Skipping all pictures, set down the lines of the listing from the first through the one with "import pandas as pd".

Source excerpt.
★ ★ ★ ★

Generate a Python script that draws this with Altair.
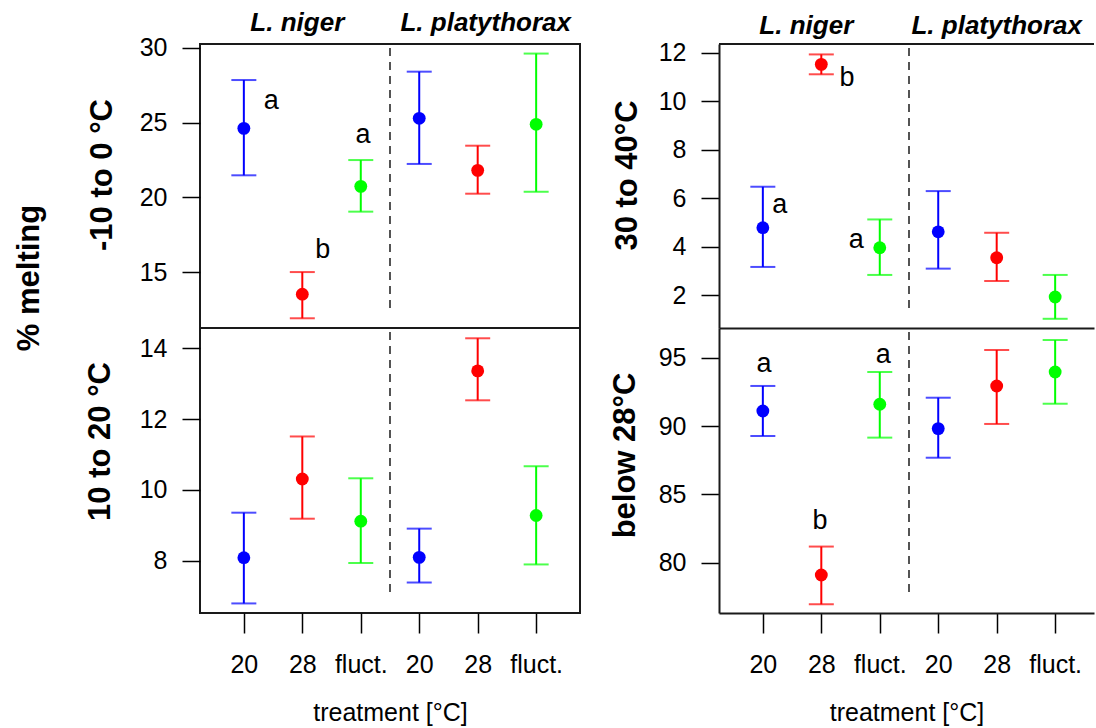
import json
import altair as alt
import pandas as pd

# ---------------- data ----------------
species = ["L. niger", "L. platythorax"]
treatments = ["20", "28", "fluct."]
tick_labels = ["20", "28", "fluct.", "20", "28", "fluct."]
colors = ["#0000FF", "#FF0000", "#00FF00"]
y_main_title = "% melting"
x_title = "treatment [°C]"

# panel A: -10 to 0 °C
a_title = "-10 to 0 °C"
a_mean = [24.61, 13.52, 20.73, 25.28, 21.80, 24.88]
a_low = [21.47, 11.91, 19.04, 22.23, 20.24, 20.37]
a_high = [27.84, 15.00, 22.49, 28.40, 23.45, 29.61]
a_letters = ["a", "b", "a"]
a_letter_x = [1.47, 2.35, 3.04]
a_letter_y = [25.90, 15.96, 23.65]
a_ticks = [15, 20, 25, 30]
a_range = [11.26, 30.25]

# panel B: 10 to 20 °C
b_title = "10 to 20 °C"
b_mean = [8.09, 10.31, 9.12, 8.10, 13.36, 9.28]
b_low = [6.80, 9.19, 7.94, 7.39, 12.53, 7.90]
b_high = [9.36, 11.51, 10.33, 8.91, 14.28, 10.67]
b_letters = []
b_letter_x = []
b_letter_y = []
b_ticks = [8, 10, 12, 14]
b_range = [6.53, 14.57]

# panel C: 30 to 40°C
c_title = "30 to 40°C"
c_mean = [4.78, 11.52, 3.95, 4.61, 3.54, 1.92]
c_low = [3.16, 11.11, 2.83, 3.09, 2.58, 1.02]
c_high = [6.47, 11.93, 5.12, 6.29, 4.57, 2.83]
c_letters = ["a", "b", "a"]
c_letter_x = [1.29, 2.44, 2.60]
c_letter_y = [5.40, 10.63, 3.95]
c_ticks = [2, 4, 6, 8, 10, 12]
c_range = [0.64, 12.36]

# panel D: below 28°C
d_title = "below 28°C"
d_mean = [91.10, 79.10, 91.59, 89.81, 92.93, 93.95]
d_low = [89.27, 76.96, 89.15, 87.68, 90.15, 91.63]
d_high = [92.93, 81.18, 93.95, 92.07, 95.56, 96.29]
d_letters = ["a", "b", "a"]
d_letter_x = [1.02, 1.98, 3.06]
d_letter_y = [93.98, 82.45, 94.63]
d_ticks = [80, 85, 90, 95]
d_range = [76.32, 97.17]

# ---------------- layout / style ----------------
FONT = "Liberation Sans"
LEFT_W, RIGHT_W = 380, 375
TOP_H, BOT_H = 284, 285
X_MIN, X_MAX_LEFT = 0.25, 6.75
UNIT = LEFT_W / (X_MAX_LEFT - X_MIN)
FRAME = "#1a1a1a"

positions = list(range(1, len(tick_labels) + 1))
label_expr = json.dumps(tick_labels) + "[datum.value - 1]"
one = pd.DataFrame({"k": [0]})


def panel(mean, low, high, letters, lx, ly, ydom, yticks, ytitle, title_x, title_y,
          width, height, column, row, headers_dx=None, header_y=None):
    xmax = X_MIN + width / UNIT
    df = pd.DataFrame({
        "pos": positions,
        "species": [s for s in species for _ in treatments],
        "treatment": treatments * len(species),
        "mean": mean, "low": low, "high": high,
    })
    xscale = alt.Scale(domain=[X_MIN, xmax], nice=False, zero=False)
    yscale = alt.Scale(domain=ydom, nice=False, zero=False)
    right_col = column == "right"
    if row == "bottom":
        xaxis = alt.Axis(values=positions, labelExpr=label_expr, tickSize=20, tickWidth=1.5,
                         tickColor="black", labelFontSize=25, labelPadding=19, labelFlush=False,
                         labelOverlap=False, grid=False, domain=right_col, domainColor=FRAME,
                         domainWidth=2, title=x_title, titleFontSize=25, titleFontWeight="normal",
                         titleY=107, titleBaseline="alphabetic")
    else:
        xaxis = alt.Axis(labels=False, ticks=False, grid=False, domain=right_col,
                         domainColor=FRAME, domainWidth=2, title=None)
    yaxis = alt.Axis(values=yticks, format="d", tickSize=18, tickWidth=1.5, tickColor="black",
                     labelFontSize=25, labelPadding=15, labelFlush=False, grid=False,
                     domain=right_col, domainColor=FRAME, domainWidth=2,
                     title=ytitle, titleFontSize=31, titleFontWeight="bold", titleAngle=270,
                     titleAlign="center", titleBaseline="alphabetic", titleX=title_x, titleY=title_y)

    def X(f):
        return alt.X(f, scale=xscale, axis=xaxis)

    def Y(f):
        return alt.Y(f, scale=yscale, axis=yaxis)

    color = alt.Color("treatment:N", scale=alt.Scale(domain=treatments, range=colors), legend=None)
    base = alt.Chart(df)
    layers = [
        base.mark_rule(strokeWidth=2).encode(x=X("pos:Q"), y=Y("low:Q"), y2="high:Q", color=color),
        base.mark_tick(orient="horizontal", size=25, thickness=2).encode(x=X("pos:Q"), y=Y("low:Q"), color=color),
        base.mark_tick(orient="horizontal", size=25, thickness=2).encode(x=X("pos:Q"), y=Y("high:Q"), color=color),
        base.mark_circle(size=165, opacity=1).encode(x=X("pos:Q"), y=Y("mean:Q"), color=color),
        alt.Chart(one).mark_rule(strokeDash=[8, 6], color="#2a2a2a", strokeWidth=1.6).encode(
            x=alt.datum(3.5), y=alt.value(4), y2=alt.value(height - 15)),
    ]
    if letters:
        ldf = pd.DataFrame({"t": letters, "lx": lx, "ly": ly})
        layers.append(alt.Chart(ldf).mark_text(fontSize=27, align="center", baseline="alphabetic",
                                               color="black", font=FONT).encode(
            x=X("lx:Q"), y=Y("ly:Q"), text="t:N"))
    if headers_dx is not None:
        for i, sp in enumerate(species):
            centre = sum(p for p, s in zip(df["pos"], df["species"]) if s == sp) / len(treatments)
            hdf = pd.DataFrame({"name": [sp], "hx": [centre]})
            layers.append(alt.Chart(hdf).mark_text(fontSize=26, fontWeight="bold", fontStyle="italic",
                                                   align="center", baseline="alphabetic", color="black",
                                                   font=FONT, dx=headers_dx[i]).encode(
                x=X("hx:Q"), y=alt.value(header_y), text="name:N"))
    if right_col and row == "top":
        layers.append(alt.Chart(one).mark_rule(color=FRAME, strokeWidth=2).encode(
            x=alt.value(0), x2=alt.value(width), y=alt.value(0)))
    if column == "left" and row == "top":
        layers.append(alt.Chart(pd.DataFrame({"t": [y_main_title]})).mark_text(
            angle=270, fontSize=31, fontWeight="bold", align="center", baseline="alphabetic",
            color="black", font=FONT).encode(x=alt.value(-161), y=alt.value(234), text="t:N"))
        # white anchor fixing the page margin
        layers.append(alt.Chart(one).mark_rule(color="white", strokeWidth=1).encode(
            x=alt.value(-198.5), y=alt.value(-42.5), y2=alt.value(-42)))
    ch = alt.layer(*layers).properties(width=width, height=height)
    if not right_col:
        ch = ch.properties(view=alt.ViewBackground(stroke=FRAME, strokeWidth=2))
    return ch


pa = panel(a_mean, a_low, a_high, a_letters, a_letter_x, a_letter_y, a_range, a_ticks, a_title,
           -89, 130.5, LEFT_W, TOP_H, "left", "top", headers_dx=[-5, 8], header_y=-13)
pb = panel(b_mean, b_low, b_high, b_letters, b_letter_x, b_letter_y, b_range, b_ticks, b_title,
           -91, 113, LEFT_W, BOT_H, "left", "bottom")
pc = panel(c_mean, c_low, c_high, c_letters, c_letter_x, c_letter_y, c_range, c_ticks, c_title,
           -83, 131, RIGHT_W, TOP_H, "right", "top", headers_dx=[-15, 0], header_y=-10)
pd_ = panel(d_mean, d_low, d_high, d_letters, d_letter_x, d_letter_y, d_range, d_ticks, d_title,
            -85, 127, RIGHT_W, BOT_H, "right", "bottom")

chart = alt.concat(pa, pc, pb, pd_, columns=2, spacing=alt.RowColnumber(row=0, column=139),
                   bounds="flush", align="each").properties(
    padding=0, background="white"
).configure_view(strokeWidth=0).configure_axis(
    labelFont=FONT, titleFont=FONT, labelColor="black", titleColor="black"
).configure_text(font=FONT)

chart.save("out.html", embed_options={"renderer": "svg", "actions": False})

★ ★ ★ ★

Solution.
Generate a Python script that draws this with Altair.
import json
import altair as alt
import pandas as pd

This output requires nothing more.